Four score and seven years ago…
November 19, 1863: After a 2 hour speech by one of the most famed orators of the era, Abraham Lincoln made a few “appropriate remarks” that became one of the most brilliant and powerful expressions of the democratic vision ever written (spoken), the Gettysburg Address. It took him only 272 words, just a bit over 2 minutes to reflect on his belief that the Civil War was not only a fight to save the Union but a declaration of freedom and equality for all. [above: Lincoln giving his Gettysburg Address – painting by Fletcher Cransom]
More than 45,000 men were killed, captured or injured during the Battle of Gettysburg, the bloodiest battle of the Civil War. 45,000… that’s a lot of blood.
An attorney, David Wills (left) bought 17 acres of pasture land to turn it into a cemetery for more than 7500 Gettysburg dead. Wills invited the famed orator, Edward Everett, to deliver a speech and almost as an afterthought asked Lincoln requesting, “a few appropriate remarks” to concentrate the grounds.
Afterward Everett sent a letter to the President praising his speech for its eloquence and concision saying, “I should be glad if I could flatter myself that I came as near to the central idea of the occasion, in two hours, as you did in two minutes.”
Lincoln replied that he was glad to know the speech was not a “total failure”.
Sarah A. Cooke Myers, an eye witness to the ceremony (she was 19 when she attended) recollected that the response from the crowd was hushed. When he stopped speaking there was initially no applause, “the applause was delayed, scattered, and “barely polite”. Pennsylvania Governor Curtin said, “He pronounced that speech in a voice that all the multitude heard. The crowd was hushed into silence because the President stood before them … It was so Impressive! It was the common remark of everybody.”
Regarding the above picture, from author,Craig Heberton, his ebook- ABRAHAM LINCOLN AT GETTYSBURG: A REVIEW OF ALEXANDER GARDNER’S STEREOSCOPIC PHOTOGRAPHS (2012).
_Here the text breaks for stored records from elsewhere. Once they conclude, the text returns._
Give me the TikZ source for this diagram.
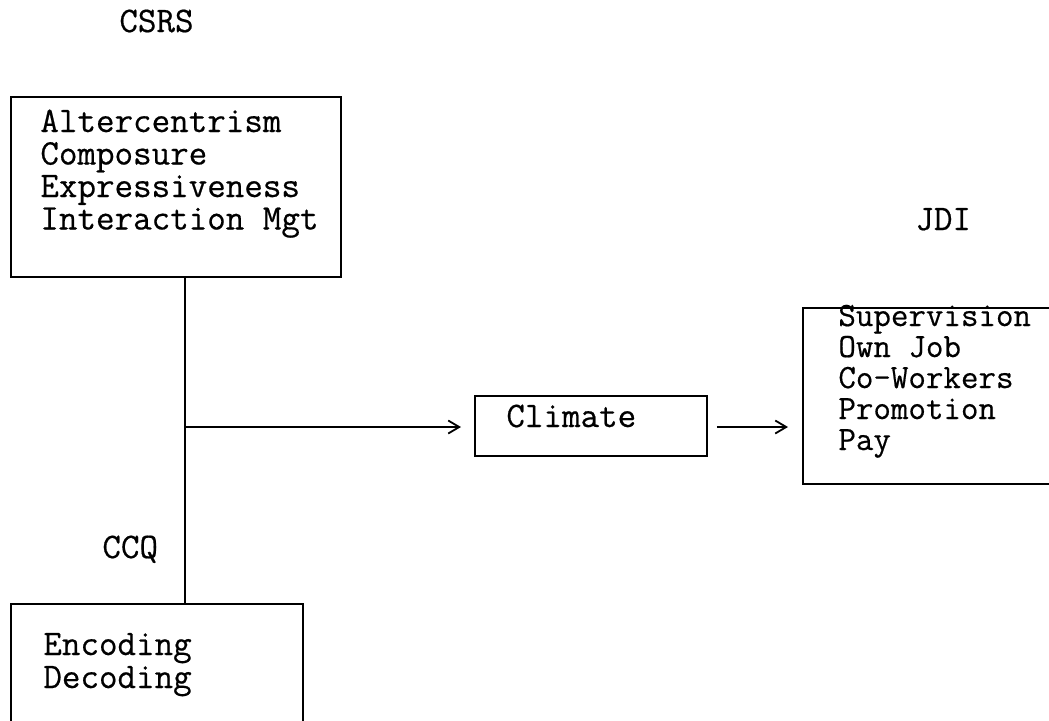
\documentclass[tikz,border=0pt]{standalone}
\usepackage{fontspec}
\newfontfamily\cour[FakeBold=0.5]{Latin Modern Mono}
\usetikzlibrary{arrows.meta}
\tikzset{
  box/.style={draw, line width=0.9pt, inner sep=0pt, anchor=north west},
  txt/.style={inner sep=0pt, anchor=base west, align=left},
  lbl/.style={inner sep=0pt, anchor=base west},
  link/.style={line width=0.9pt},
  arr/.style={line width=0.9pt, -{Straight Barb[length=5.5pt,width=6.5pt]}},
}
\begin{document}
\begin{tikzpicture}[x=0.5pt,y=-0.5pt,font=\cour\fontsize{18pt}{16.25pt}\selectfont]
\useasboundingbox (0,0) rectangle (1049,720);
% labels
\node[lbl] (csrs) at (119,32) {CSRS};
\node[lbl] (jdil) at (915,230) {JDI};
\node[lbl] (ccq) at (102,558) {CCQ};
% boxes
\node[box, minimum width=165pt, minimum height=90pt] (top) at (10,96) {};
\node[box, minimum width=116pt, minimum height=30pt] (clim) at (474,395) {};
\node[box, minimum width=129pt, minimum height=88pt] (jdi) at (802,307) {};
\node[box, minimum width=146pt, minimum height=70pt] (bot) at (10,603) {};
% texts (anchor = baseline of the last line)
\node[txt] (toptxt) at (40,229.5) {Altercentrism\\Composure\\Expressiveness\\Interaction Mgt};
\node[lbl] (climtxt) at (506,427) {Climate};
\node[txt, font=\cour\fontsize{17pt}{15.5pt}\selectfont] (jditxt) at (838,450) {Supervision\\Own Job\\Co-Workers\\Promotion\\Pay};
\node[txt, font=\cour\fontsize{18pt}{16.5pt}\selectfont] (bottxt) at (43,688) {Encoding\\Decoding};
% connectors
\coordinate (j) at (185,427);
\draw[link] (top.south -| j) -- (bot.north -| j);
\draw[arr, shorten >=6.5pt] (j) -- (clim.west |- j);
\draw[arr, shorten <=4.5pt, shorten >=7pt] (clim.east |- j) -- (jdi.west |- j);
\end{tikzpicture}
\end{document}
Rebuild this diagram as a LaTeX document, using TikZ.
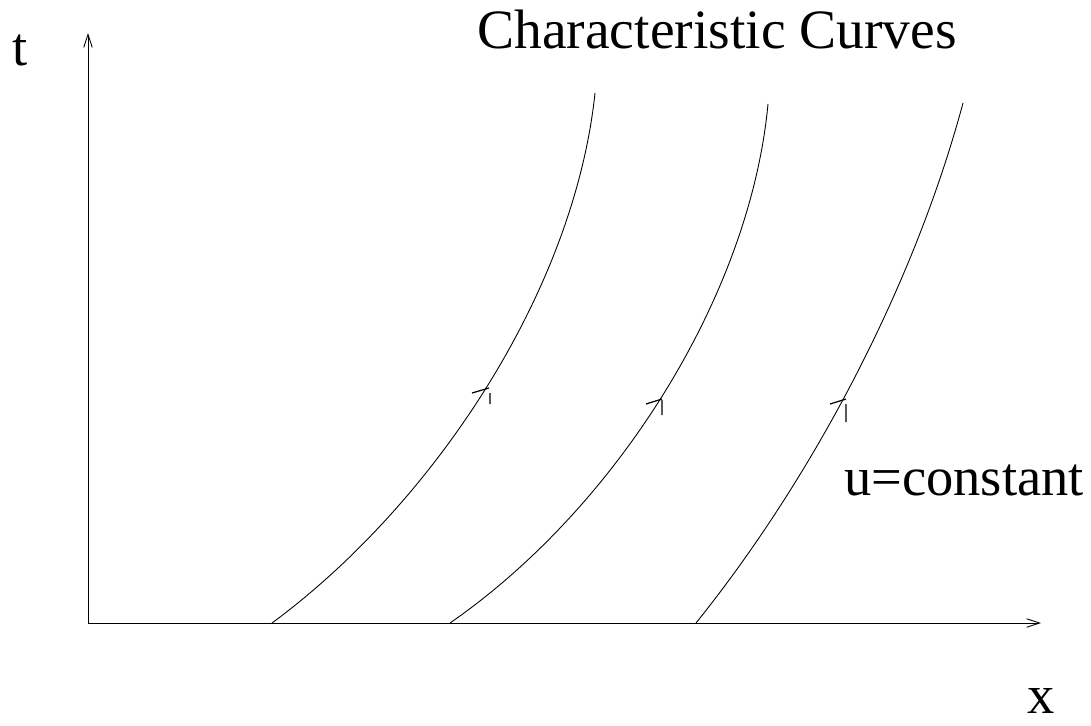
\documentclass[tikz,border=0pt]{standalone}
\usepackage{fontspec}
\setmainfont{Liberation Serif}
\usepackage{tikz}
\usetikzlibrary{
	arrows.meta, positioning, calc
}
\tikzset{
	axisline/.style={line width=0.5pt,-{Straight Barb[length=2.6mm,width=1.7mm,line width=0.5pt]}},
	charcurve/.style={line width=0.5pt},
	dirmark/.style={line width=0.7pt},
	biglabel/.style={font=\fontsize{31}{36}\selectfont,inner sep=0pt,anchor=base west}
}

\begin{document}
\begin{tikzpicture}[x=0.02cm,y=-0.02cm]
						\useasboundingbox (0,0) rectangle (1091,725);
						\coordinate (O) at (88,623);
						\coordinate (tend) at (88,33);
						\coordinate (xend) at (1041,623);
						\draw[axisline] (O)--(tend);
						\draw[axisline] (O)--(xend);
						% characteristics
						\draw[charcurve] (272,623) .. controls (432,505) and (574,293) .. (595,93);
						\draw[charcurve] (450,623) .. controls (616,508) and (750,296) .. (768,104);
						\draw[charcurve] (696,623) .. controls (814,476) and (914,285) .. (963,103);
						% direction marks
						\draw[dirmark] (472,393)--(489,388) (490,393)--(490,404);
						\draw[dirmark] (646,404)--(662,399) (662,400)--(662,415);
						\draw[dirmark] (830,404)--(846,399) (846,404)--(846,422);
						\node[biglabel] (tlab) at (12,65) {t};
						\node[biglabel] (xlab) at (1027,713) {x};
						\node[biglabel,font=\fontsize{31.6}{36}\selectfont] (title) at (477,48) {Characteristic Curves};
						\node[biglabel] (ulab) at (844,495) {u=constant};
					\end{tikzpicture}
\end{document}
An eyewitness to the event, Professor Henry E. Jacobs, then a student at Gettysburg’s Lutheran Seminary, recollected that:
“As Mr. Everett was closing his oration, Mr. Lincoln, I thought, was showing some of that nervousness, which, according to Cicero, characterizes all successful oratory. His mind evidently was not on what Mr. Everett was saying, but on his own speech. He drew from his pocket a metallic case and adjusted a pair of steel glasses near the top of his nose. Then, reaching into the side pocket of his coat, he produced a crumpled sheet of paper, which he first carefully smoothed and then read for a few minutes. By this time Mr. Everett had reached his final periods.”
Four score and seven years ago our fathers brought forth on this continent, a new nation, conceived in Liberty, and dedicated to the proposition that all men are created equal.
Now we are engaged in a great civil war, testing whether that nation, or any nation so conceived and so dedicated, can long endure. We are met on a great battle-field of that war. We have come to dedicate a portion of that field, as a final resting place for those who here gave their lives that that nation might live. It is altogether fitting and proper that we should do this.
But, in a larger sense, we can not dedicate — we can not consecrate — we can not hallow — this ground. The brave men, living and dead, who struggled here, have consecrated it, far above our poor power to add or detract. The world will little note, nor long remember what we say here, but it can never forget what they did here. It is for us the living, rather, to be dedicated here to the unfinished work which they who fought here have thus far so nobly advanced. It is rather for us to be here dedicated to the great task remaining before us — that from these honored dead we take increased devotion to that cause for which they gave the last full measure of devotion — that we here highly resolve that these dead shall not have died in vain — that this nation, under God, shall have a new birth of freedom — and that government of the people, by the people, for the people, shall not perish from the earth.